:: Raw data ::

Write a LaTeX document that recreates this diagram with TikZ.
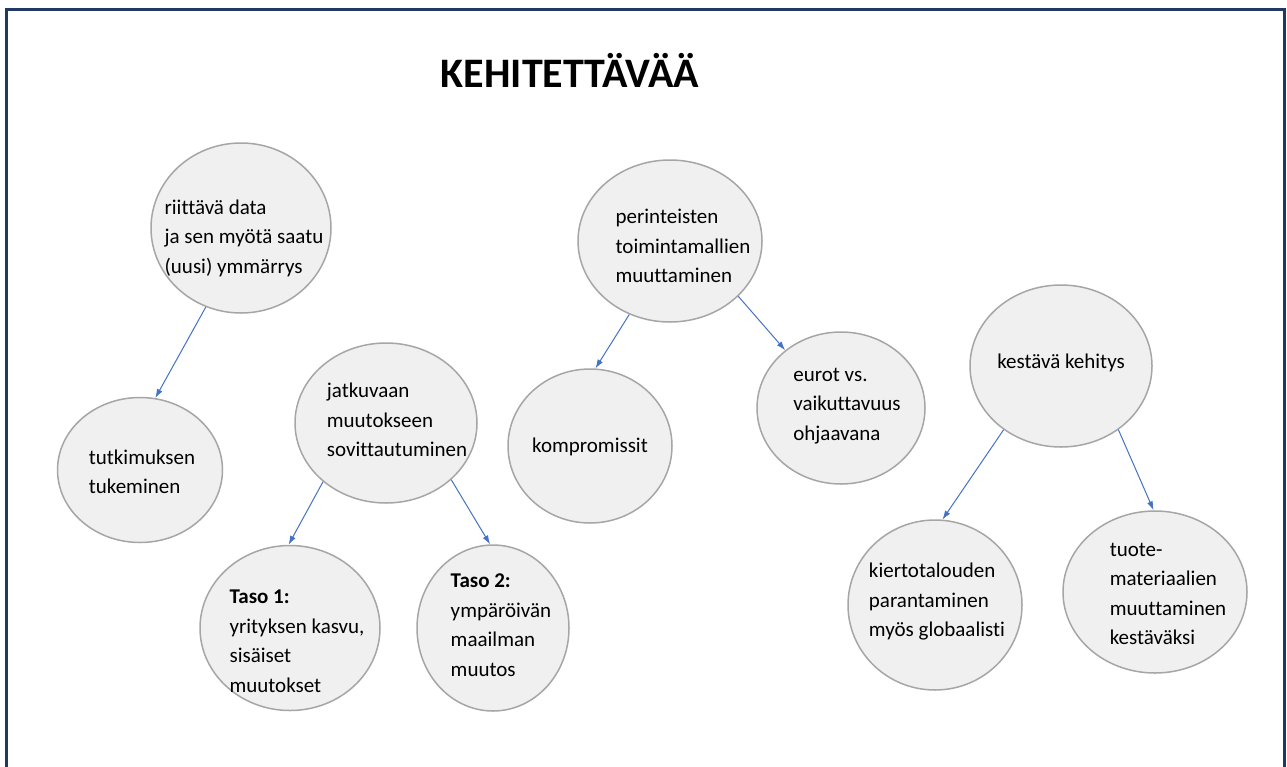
\documentclass[tikz,border=0pt]{standalone}
\usepackage{fontspec}
\setmainfont[Ligatures=NoCommon]{Carlito}
\usepackage{tikz}
\usetikzlibrary{arrows.meta,shapes.geometric}
\usepackage{xcolor}

\definecolor{framenavy}{HTML}{1F3864}
\definecolor{arrowblue}{HTML}{4472C4}
\definecolor{bubblefill}{HTML}{F0F0F0}
\definecolor{bubbleline}{HTML}{A6A6A6}

\begin{document}
\begin{tikzpicture}[x=1pt,y=-1pt]
	\useasboundingbox (0,0) rectangle (1287,766);
	\draw[framenavy,line width=3pt] (6,790) -- (6,9) -- (1284,9) -- (1284,790);

	\node[font=\fontsize{42}{48}\selectfont\bfseries] (title) at (570,70) {KEHITETTÄVÄÄ};

	% the bubbles
	\begin{scope}[every node/.style={ellipse,draw=bubbleline,line width=1.5pt,fill=bubblefill,inner sep=0pt}]
		\node[minimum width=180pt,minimum height=170pt] (data) at (241,228) {};
		\node[minimum width=165pt,minimum height=145pt] (tutk) at (140,470) {};
		\node[minimum width=182pt,minimum height=160pt] (jatk) at (386,423) {};
		\node[minimum width=180pt,minimum height=165pt] (taso1) at (290,628) {};
		\node[minimum width=152pt,minimum height=166pt] (taso2) at (493,628) {};
		\node[minimum width=184pt,minimum height=162pt] (perint) at (670,241) {};
		\node[minimum width=164pt,minimum height=154pt] (kompr) at (590,446) {};
		\node[minimum width=168pt,minimum height=152pt] (eurot) at (841,408) {};
		\node[minimum width=182pt,minimum height=162pt] (kest) at (1061,366) {};
		\node[minimum width=174pt,minimum height=170pt] (kiert) at (935,605) {};
		\node[minimum width=184pt,minimum height=162pt] (tuote) at (1155,592) {};
	\end{scope}

	% the texts in them
	\begin{scope}[every node/.style={align=left,inner sep=0pt,font=\fontsize{21}{29.5}\selectfont}]
		\node (data-t) at (244,238) {riittävä data\\ja sen myötä saatu\\(uusi) ymmärrys};
		\node (tutk-t) at (142,472) {tutkimuksen\\tukeminen};
		\node (jatk-t) at (397,420) {jatkuvaan\\muutokseen\\sovittautuminen};
		\node (taso1-t) at (297,641) {\textbf{Taso 1:}\\yrityksen kasvu,\\sisäiset\\muutokset};
		\node (taso2-t) at (501,625) {\textbf{Taso 2:}\\ympäröivän\\maailman\\muutos};
		\node (perint-t) at (683,246) {perinteisten\\toimintamallien\\muuttaminen};
		\node (kompr-t) at (590,447) {kompromissit};
		\node (eurot-t) at (847,406) {eurot vs.\\vaikuttavuus\\ohjaavana};
		\node (kest-t) at (1061,363) {kestävä kehitys};
		\node (kiert-t) at (937,602) {kiertotalouden\\parantaminen\\myös globaalisti};
		\node (tuote-t) at (1168,594) {tuote-\\materiaalien\\muuttaminen\\kestäväksi};
	\end{scope}

	\begin{scope}[arrowblue,line width=1pt]
	\draw[-{Latex[length=9pt,width=6pt]}] (data.-114) -- (tutk.78);
	\draw[-{Latex[length=9pt,width=6pt]}] (jatk.-137) -- (taso1.91);
	\draw[-{Latex[length=9pt,width=6pt]}] (jatk.-41) -- (taso2.92);
	\draw[-{Latex[length=9pt,width=6pt]}] (perint.-119) -- (kompr.86);
	\draw[-{Latex[length=9pt,width=6pt]}] (perint.-39) -- (eurot.134);
	\draw[-{Latex[length=9pt,width=6pt]}] (kest.-132) -- (kiert.85);
	\draw[-{Latex[length=9pt,width=6pt]}] (kest.-48) -- (tuote.91);
	\end{scope}
\end{tikzpicture}
\end{document}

:: Your instructions ::
Quote the full listing above word for word; exclude every picture from the copy.

:: Result of the exercise ::
Write a LaTeX document that recreates this diagram with TikZ.
\documentclass[tikz,border=0pt]{standalone}
\usepackage{fontspec}
\setmainfont[Ligatures=NoCommon]{Carlito}
\usepackage{tikz}
\usetikzlibrary{arrows.meta,shapes.geometric}
\usepackage{xcolor}

\definecolor{framenavy}{HTML}{1F3864}
\definecolor{arrowblue}{HTML}{4472C4}
\definecolor{bubblefill}{HTML}{F0F0F0}
\definecolor{bubbleline}{HTML}{A6A6A6}

\begin{document}
\begin{tikzpicture}[x=1pt,y=-1pt]
	\useasboundingbox (0,0) rectangle (1287,766);
	\draw[framenavy,line width=3pt] (6,790) -- (6,9) -- (1284,9) -- (1284,790);

	\node[font=\fontsize{42}{48}\selectfont\bfseries] (title) at (570,70) {KEHITETTÄVÄÄ};

	% the bubbles
	\begin{scope}[every node/.style={ellipse,draw=bubbleline,line width=1.5pt,fill=bubblefill,inner sep=0pt}]
		\node[minimum width=180pt,minimum height=170pt] (data) at (241,228) {};
		\node[minimum width=165pt,minimum height=145pt] (tutk) at (140,470) {};
		\node[minimum width=182pt,minimum height=160pt] (jatk) at (386,423) {};
		\node[minimum width=180pt,minimum height=165pt] (taso1) at (290,628) {};
		\node[minimum width=152pt,minimum height=166pt] (taso2) at (493,628) {};
		\node[minimum width=184pt,minimum height=162pt] (perint) at (670,241) {};
		\node[minimum width=164pt,minimum height=154pt] (kompr) at (590,446) {};
		\node[minimum width=168pt,minimum height=152pt] (eurot) at (841,408) {};
		\node[minimum width=182pt,minimum height=162pt] (kest) at (1061,366) {};
		\node[minimum width=174pt,minimum height=170pt] (kiert) at (935,605) {};
		\node[minimum width=184pt,minimum height=162pt] (tuote) at (1155,592) {};
	\end{scope}

	% the texts in them
	\begin{scope}[every node/.style={align=left,inner sep=0pt,font=\fontsize{21}{29.5}\selectfont}]
		\node (data-t) at (244,238) {riittävä data\\ja sen myötä saatu\\(uusi) ymmärrys};
		\node (tutk-t) at (142,472) {tutkimuksen\\tukeminen};
		\node (jatk-t) at (397,420) {jatkuvaan\\muutokseen\\sovittautuminen};
		\node (taso1-t) at (297,641) {\textbf{Taso 1:}\\yrityksen kasvu,\\sisäiset\\muutokset};
		\node (taso2-t) at (501,625) {\textbf{Taso 2:}\\ympäröivän\\maailman\\muutos};
		\node (perint-t) at (683,246) {perinteisten\\toimintamallien\\muuttaminen};
		\node (kompr-t) at (590,447) {kompromissit};
		\node (eurot-t) at (847,406) {eurot vs.\\vaikuttavuus\\ohjaavana};
		\node (kest-t) at (1061,363) {kestävä kehitys};
		\node (kiert-t) at (937,602) {kiertotalouden\\parantaminen\\myös globaalisti};
		\node (tuote-t) at (1168,594) {tuote-\\materiaalien\\muuttaminen\\kestäväksi};
	\end{scope}

	\begin{scope}[arrowblue,line width=1pt]
	\draw[-{Latex[length=9pt,width=6pt]}] (data.-114) -- (tutk.78);
	\draw[-{Latex[length=9pt,width=6pt]}] (jatk.-137) -- (taso1.91);
	\draw[-{Latex[length=9pt,width=6pt]}] (jatk.-41) -- (taso2.92);
	\draw[-{Latex[length=9pt,width=6pt]}] (perint.-119) -- (kompr.86);
	\draw[-{Latex[length=9pt,width=6pt]}] (perint.-39) -- (eurot.134);
	\draw[-{Latex[length=9pt,width=6pt]}] (kest.-132) -- (kiert.85);
	\draw[-{Latex[length=9pt,width=6pt]}] (kest.-48) -- (tuote.91);
	\end{scope}
\end{tikzpicture}
\end{document}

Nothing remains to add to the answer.